Washington, 1980. El humo del café se mezcla con el del tabaco en las redacciones, y en la sala de prensa de The Washington Post una joven periodista de 25 años, de movimientos rápidos y mirada astuta, escribe lo que será, sin saberlo, el principio y el fin de su carrera. Su nombre: Janet Cooke. Su historia: una bomba de tiempo disfrazada de denuncia social. Su protagonista: un niño llamado Jimmy, adicto a la heroína desde los cinco años.
“Jimmy tiene ocho años y es la tercera generación de adictos”, arrancaba su texto con una crudeza que hipnotizó a lectores y editores. Cooke dibujaba con palabras a un niño de ojos grandes, piel suave y agujas como pecas en los brazos. Su pieza se tituló El mundo de Jimmy, y fue publicada el 28 de septiembre de 1980. En cuestión de horas, la crónica conquistó la portada del Post, y en días, los titulares del mundo entero.
El niño atrapado en la heroína
La historia conmovía, dolía, pero también indignaba. ¿Cómo era posible que un niño, apenas un niño, estuviera atrapado en las sombras de la heroína? Las autoridades intentaron localizarlo. Querían salvarlo. El periódico, amparado en la Primera Enmienda, se negó a revelar detalles. La joven Cooke defendía la confidencialidad de sus fuentes con vehemencia. Mientras tanto, el niño nunca aparecía. Nadie lo encontraba. Nadie lo veía.
La redacción del Post hervía. Algunos editores celebraban el golpe periodístico, otros empezaban a sospechar. Pero la maquinaria ya estaba en marcha. En abril de 1981, el jurado del premio Pulitzer decidió reconocer la crónica de Cooke.

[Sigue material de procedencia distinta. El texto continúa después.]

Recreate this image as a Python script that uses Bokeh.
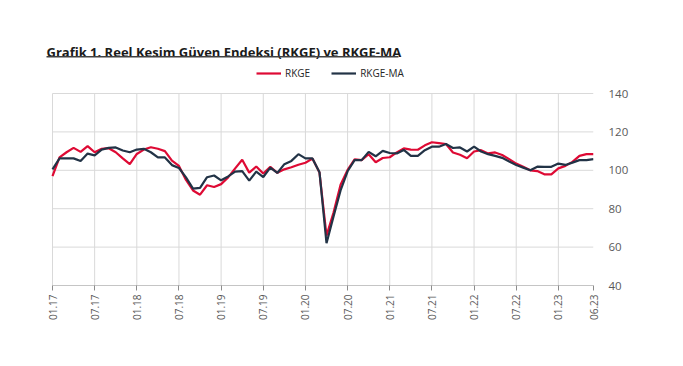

Aquella joven promesa, con un currículum que la pintaba como estrella académica, se convertía en el rostro del nuevo periodismo estadounidense.
Pero la gloria duró poco. Bastó una llamada, una duda, una búsqueda rápida para que todo se desmoronara. Sus títulos eran falsos. Nunca había estudiado en las universidades que mencionaba en su currículum. Toledo Blade, su antiguo periódico en Ohio, tampoco tenía tantos elogios para ella. Las inconsistencias comenzaron a aflorar. Los editores del Post la confrontaron. Querían una respuesta. Y la obtuvieron.
Aceptó su mentira
“Jimmy no existe. Lo inventé todo. Quiero devolver el premio”, dijo Cooke con frialdad, según relatan quienes estuvieron allí. El silencio fue absoluto. Un Pulitzer ganado por una ficción. Una historia desgarradora que nunca ocurrió. Un niño que solo vivía en la imaginación de una reportera desesperada por destacar.
El escándalo fue mayúsculo. La credibilidad del Washington Post quedaba manchada. Cooke desapareció del mapa. El periodismo la sepultó. Durante décadas, su nombre solo era mencionado como ejemplo de fraude, de lo que nunca debe hacer un periodista.
Muchos años después, Janet Cooke volvió a aparecer. En una entrevista televisiva, reveló que vivía en el anonimato, había pasado una temporada en París y trabajaba como cajera en una tienda de ropa. No quedaba nada de la estrella prometedora. Solo una mujer cansada, exiliada de su propia historia.
Una historia poderosa y peligrosa
Gabriel García Márquez, con su ironía afilada, dijo una vez que no merecía el Pulitzer, “pero en cambio sería una injusticia mayor que no le dieran el de literatura”. Tenía razón. La historia de Jimmy fue tan poderosa que aún se lee como si hubiera sido cierta. Y eso, en un mundo donde las palabras construyen realidades, puede ser más peligroso que una mentira: puede ser inolvidable.
Hoy, El mundo de Jimmy sigue disponible en la web de The Washington Post, precedido por una advertencia. Es un texto incorrecto desde el punto de vista de los hechos, sí. Pero también es una pieza que obliga a pensar sobre los límites del periodismo, la presión del éxito y la delgada línea que separa la verdad de la ficción.